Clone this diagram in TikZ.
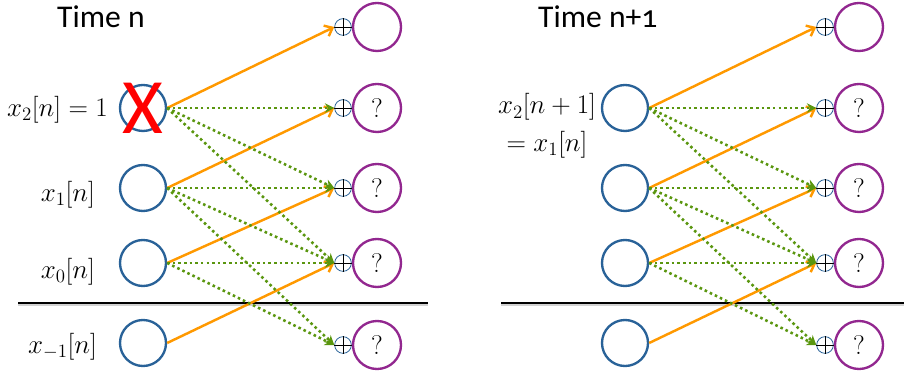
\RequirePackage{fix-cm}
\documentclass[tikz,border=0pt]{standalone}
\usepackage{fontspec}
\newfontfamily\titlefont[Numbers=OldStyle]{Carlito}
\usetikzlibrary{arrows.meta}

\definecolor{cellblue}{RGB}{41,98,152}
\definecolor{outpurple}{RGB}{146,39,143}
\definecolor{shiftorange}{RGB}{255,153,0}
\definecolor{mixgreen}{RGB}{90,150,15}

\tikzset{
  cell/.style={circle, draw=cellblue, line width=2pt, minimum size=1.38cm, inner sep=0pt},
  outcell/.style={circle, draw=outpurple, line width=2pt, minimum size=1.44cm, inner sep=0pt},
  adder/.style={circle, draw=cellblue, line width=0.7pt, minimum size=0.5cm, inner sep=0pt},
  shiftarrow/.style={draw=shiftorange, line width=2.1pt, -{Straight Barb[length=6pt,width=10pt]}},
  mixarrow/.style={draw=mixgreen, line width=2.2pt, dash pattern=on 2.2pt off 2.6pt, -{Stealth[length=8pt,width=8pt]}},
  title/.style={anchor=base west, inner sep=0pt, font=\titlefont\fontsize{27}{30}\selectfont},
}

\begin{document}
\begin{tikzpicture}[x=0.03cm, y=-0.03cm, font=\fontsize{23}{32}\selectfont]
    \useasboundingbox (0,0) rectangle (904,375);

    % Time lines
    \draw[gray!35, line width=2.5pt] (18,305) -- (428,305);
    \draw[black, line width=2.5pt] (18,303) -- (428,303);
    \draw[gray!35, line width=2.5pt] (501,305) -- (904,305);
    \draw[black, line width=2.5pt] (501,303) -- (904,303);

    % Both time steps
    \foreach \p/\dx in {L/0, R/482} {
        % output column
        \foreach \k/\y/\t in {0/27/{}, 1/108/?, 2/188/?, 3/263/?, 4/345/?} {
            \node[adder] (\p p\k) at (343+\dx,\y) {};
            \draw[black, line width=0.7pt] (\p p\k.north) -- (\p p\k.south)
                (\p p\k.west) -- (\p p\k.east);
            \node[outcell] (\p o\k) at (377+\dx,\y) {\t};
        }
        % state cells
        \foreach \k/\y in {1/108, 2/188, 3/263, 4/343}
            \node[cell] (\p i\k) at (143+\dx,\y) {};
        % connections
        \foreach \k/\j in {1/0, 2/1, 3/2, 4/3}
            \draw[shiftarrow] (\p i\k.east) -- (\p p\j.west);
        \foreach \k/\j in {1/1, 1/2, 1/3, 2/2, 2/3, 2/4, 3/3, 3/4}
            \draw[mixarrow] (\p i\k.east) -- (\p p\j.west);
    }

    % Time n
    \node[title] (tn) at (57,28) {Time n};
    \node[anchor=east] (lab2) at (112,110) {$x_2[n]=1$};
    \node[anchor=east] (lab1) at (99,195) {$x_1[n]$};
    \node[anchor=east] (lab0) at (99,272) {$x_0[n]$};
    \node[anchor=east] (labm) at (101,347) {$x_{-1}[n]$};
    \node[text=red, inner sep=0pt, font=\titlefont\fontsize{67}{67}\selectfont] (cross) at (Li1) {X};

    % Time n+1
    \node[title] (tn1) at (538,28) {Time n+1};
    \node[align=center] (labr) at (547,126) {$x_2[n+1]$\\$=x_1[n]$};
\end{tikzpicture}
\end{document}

- - - - - - -

**THE TASK:** Quote every line word for word and keep the images out of the copy.

**COMPLETE ANSWER:**
Clone this diagram in TikZ.
\RequirePackage{fix-cm}
\documentclass[tikz,border=0pt]{standalone}
\usepackage{fontspec}
\newfontfamily\titlefont[Numbers=OldStyle]{Carlito}
\usetikzlibrary{arrows.meta}

\definecolor{cellblue}{RGB}{41,98,152}
\definecolor{outpurple}{RGB}{146,39,143}
\definecolor{shiftorange}{RGB}{255,153,0}
\definecolor{mixgreen}{RGB}{90,150,15}

\tikzset{
  cell/.style={circle, draw=cellblue, line width=2pt, minimum size=1.38cm, inner sep=0pt},
  outcell/.style={circle, draw=outpurple, line width=2pt, minimum size=1.44cm, inner sep=0pt},
  adder/.style={circle, draw=cellblue, line width=0.7pt, minimum size=0.5cm, inner sep=0pt},
  shiftarrow/.style={draw=shiftorange, line width=2.1pt, -{Straight Barb[length=6pt,width=10pt]}},
  mixarrow/.style={draw=mixgreen, line width=2.2pt, dash pattern=on 2.2pt off 2.6pt, -{Stealth[length=8pt,width=8pt]}},
  title/.style={anchor=base west, inner sep=0pt, font=\titlefont\fontsize{27}{30}\selectfont},
}

\begin{document}
\begin{tikzpicture}[x=0.03cm, y=-0.03cm, font=\fontsize{23}{32}\selectfont]
    \useasboundingbox (0,0) rectangle (904,375);

    % Time lines
    \draw[gray!35, line width=2.5pt] (18,305) -- (428,305);
    \draw[black, line width=2.5pt] (18,303) -- (428,303);
    \draw[gray!35, line width=2.5pt] (501,305) -- (904,305);
    \draw[black, line width=2.5pt] (501,303) -- (904,303);

    % Both time steps
    \foreach \p/\dx in {L/0, R/482} {
        % output column
        \foreach \k/\y/\t in {0/27/{}, 1/108/?, 2/188/?, 3/263/?, 4/345/?} {
            \node[adder] (\p p\k) at (343+\dx,\y) {};
            \draw[black, line width=0.7pt] (\p p\k.north) -- (\p p\k.south)
                (\p p\k.west) -- (\p p\k.east);
            \node[outcell] (\p o\k) at (377+\dx,\y) {\t};
        }
        % state cells
        \foreach \k/\y in {1/108, 2/188, 3/263, 4/343}
            \node[cell] (\p i\k) at (143+\dx,\y) {};
        % connections
        \foreach \k/\j in {1/0, 2/1, 3/2, 4/3}
            \draw[shiftarrow] (\p i\k.east) -- (\p p\j.west);
        \foreach \k/\j in {1/1, 1/2, 1/3, 2/2, 2/3, 2/4, 3/3, 3/4}
            \draw[mixarrow] (\p i\k.east) -- (\p p\j.west);
    }

    % Time n
    \node[title] (tn) at (57,28) {Time n};
    \node[anchor=east] (lab2) at (112,110) {$x_2[n]=1$};
    \node[anchor=east] (lab1) at (99,195) {$x_1[n]$};
    \node[anchor=east] (lab0) at (99,272) {$x_0[n]$};
    \node[anchor=east] (labm) at (101,347) {$x_{-1}[n]$};
    \node[text=red, inner sep=0pt, font=\titlefont\fontsize{67}{67}\selectfont] (cross) at (Li1) {X};

    % Time n+1
    \node[title] (tn1) at (538,28) {Time n+1};
    \node[align=center] (labr) at (547,126) {$x_2[n+1]$\\$=x_1[n]$};
\end{tikzpicture}
\end{document}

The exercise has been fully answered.